American women like quiet men. They imagine they are listening.
To be serious though, hard as it is to be a genuine Epicurean, one of the defining characteristics of the Epicurean garden was, and ought to be, the fact that you shouldn’t simply expound, you should listen. By actually listening, in contradistinction to simply hearing, you not only possibly learn something but others think you wise and respectful.
For years I thought it incumbent upon me to entertain, usually with monologues and loquacious stories. And then my new wife encouraged me to shut, listen and ask questions. Good advice, and the trigger of a true revelation.

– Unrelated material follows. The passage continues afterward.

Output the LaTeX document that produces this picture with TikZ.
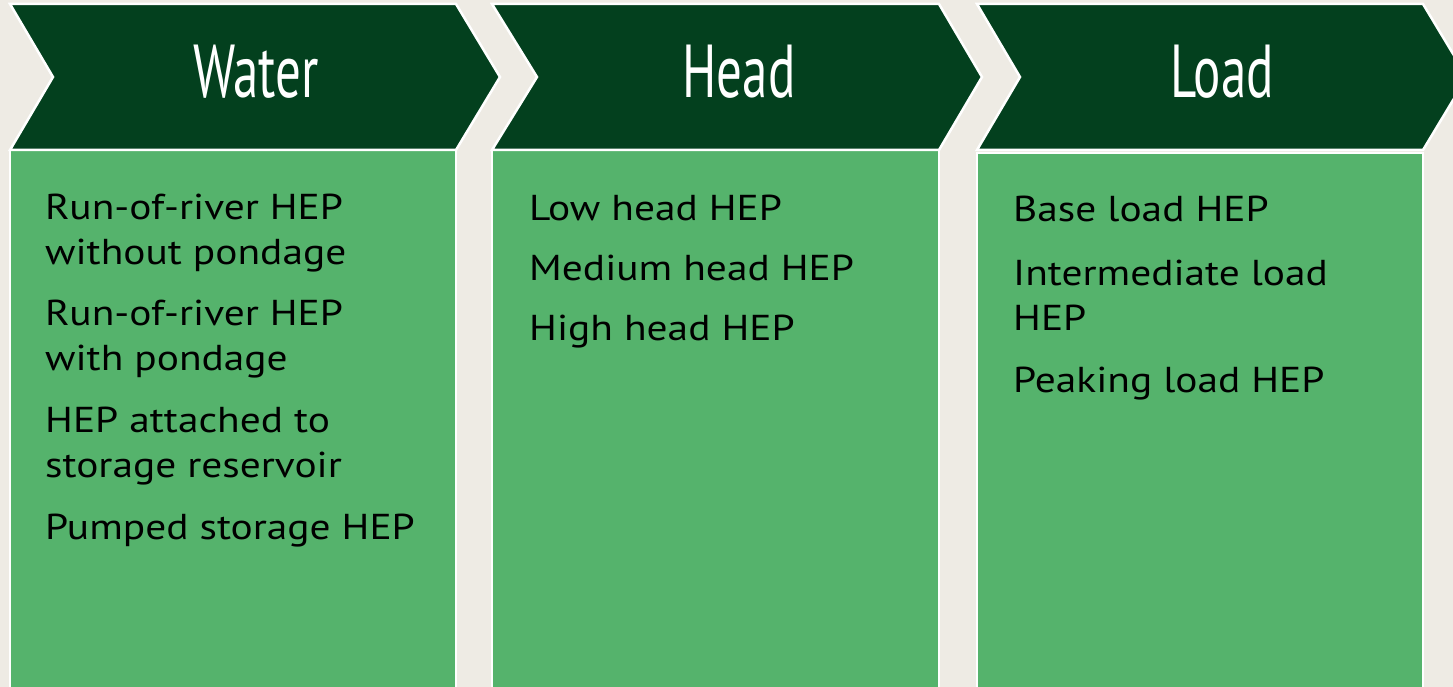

It turns out that one can sit through a three or four hour dinner party, engaging the people to left and right of you: “Really! How did you get to become and Arctic explorer? or “What is it like to be a TV chef?” At the end of the evening one has some insights into the difficulties of managing teams of huskies and the joys of Uzbekh cooking, but you realize that at the end of the evening that one’s companions have no recollection of your name, nor have they asked a single question about you.
This is all very modern and is no doubt approved of by the babyboom generation. But it is deeply un-Epicurean and downright rude. I leaves you with a dismal feeling of superfluity. But of course one’s dinner companions have had a most rewarding time.
Epicureanism is based on friendship. Friends interact.